What's more, this enemy is far, far less potentially dangerous than the enemies that the US faced during most of the 20th Century without needing to hand over these totalitarian powers to the Executive. No terrorist group could hope to equal the damage of one single day of the Blitz, on their best day and with the wind behind them. Not that the US (or Canada) got through WWII or the Cold War without their own serious lapses in democratic ideals, of course!
That's a great point, and one I think of often in a slightly different context.
Since I'm an FDR fan (another strong executive, it must be noted), I contrast the way Roosevelt dealt with the public's fear - the way a real leader leads people away from fear and into feelings of strength and determination - with the way the Bush/Cheney gang create fear and stoke insecurity. And, as you rightly note, the danger now is much less.
Bush & co are weak and scared of criticism; so they want the populous to be too scared and too weak to criticize.
What would really impress me in the US is a leader who, when confronted with criticism, responds with "That's a good point, but {gives a reason for his decision}" rather than "You don't support the troops / you're helping our enemies / etc".
And, of course, the most ironic aspect of Bush's "people who criticize us are providing psychological aid to the terrorists" deflection shield comes with Hersh's new article describing how Bush is providing material aid to the terrorists.
In other words, "it" is already here.
As someone who has spent much of his professional life studying the formal, but hollow, democracies of much of the developing world, I know that you do not need martial law or gulags to have a quasi-authoritarian regime. (Of course, we have a gulag, but so far at least, not for Americans.)

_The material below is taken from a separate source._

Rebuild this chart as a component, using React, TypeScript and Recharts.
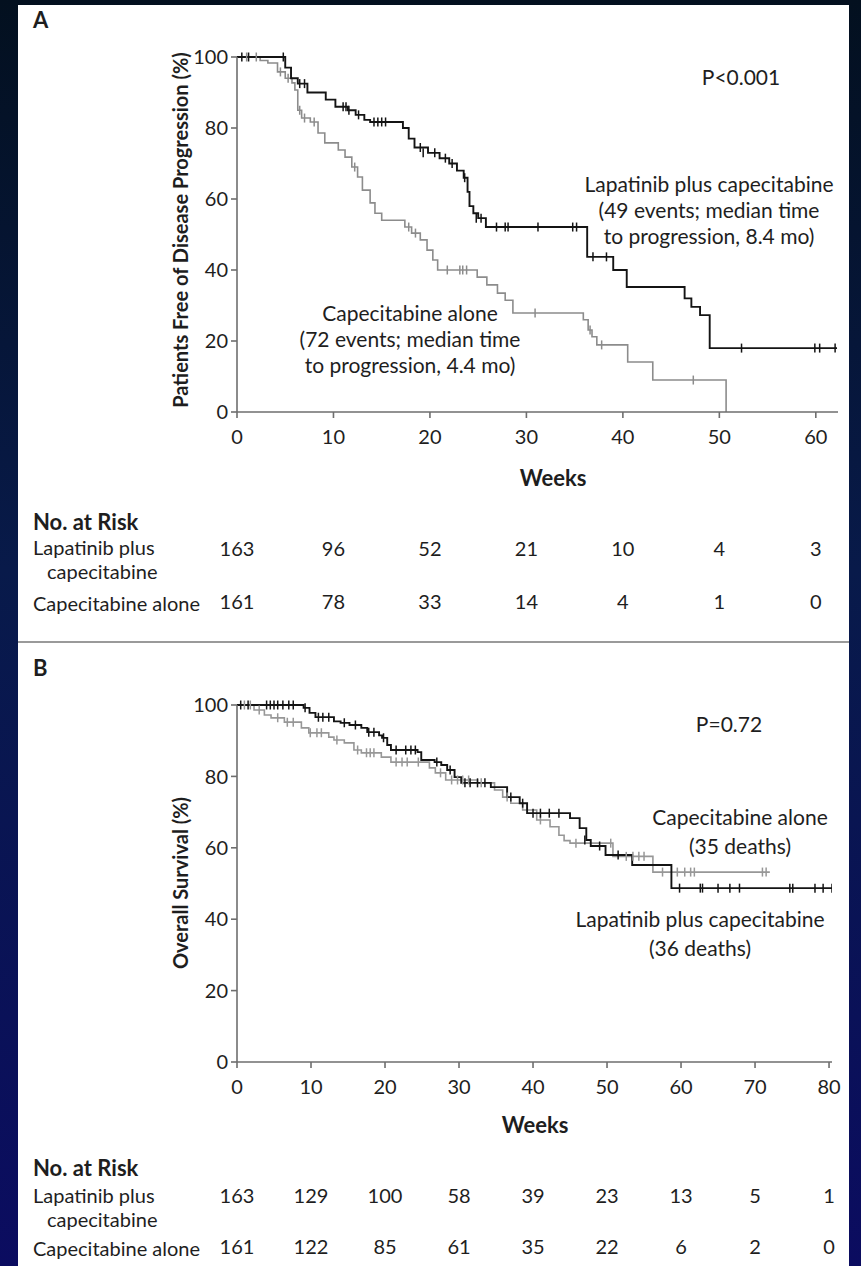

A fraudulent election, a coup (only, in a uniquely American invention, by judges rather than soldiers), mainuplation of electoral boundaries, narrowing of civil liberties...
The only question is whether "it" will prove to have been a 6- or 8-year nightmarish interlude, or whether it will consolidate itself in the longer run in less visible ways.
I don't know. I just do not know. But I am worried. And I don't think anyone who knows me or my professional judgement can call me paranoid.
Folks interested in this thread may be interested in a couple of other things I have run across today.
1. Chalmers Johnson on Democracy Now!, talking about imperialism and the "the last days of the republic."
2. Last year's "State of the Planet Speech" by the co-leader of the NZ Green Party (which is a significant third party in that country's politics, thanks to the proportional representation system adopted there about a decade ago).
One key passage from the Green speech:
"This US Administration has lost its way, it has lost its moral compass and has become an empire in search of the resources to maintain its reckless consumption in a world running out of resources and a world desperately in need of moral leadership to confront the greatest global challenge we have ever known in the form of human induced climate change."
In other words, "it" is already here.
As someone who has spent much of his professional life studying the formal, but hollow, democracies of much of the developing world, I know that you do not need martial law or gulags to have a quasi-authoritarian regime.
MSS, I thank you so much for this comment (all of it, not just what I've quoted).
Even now, even today, I sometimes feel like a voice in the wilderness. So many people, even people who vehemently dislike the regime and the direction the country has taken, don't seem to see the larger danger. I find the "if we can just get a Democrat in the White House, that will fix the problem" mentality so frustrating!
I appreciate your thoughts - especially since, as you imply, you're not exactly a foaming-at-the-mouth radical. (Allan: here's our guy to debate you-know-who.)
Hey, thanks for those quotes and links! Chalmers Johnson was positively chilling in "Why We Fight".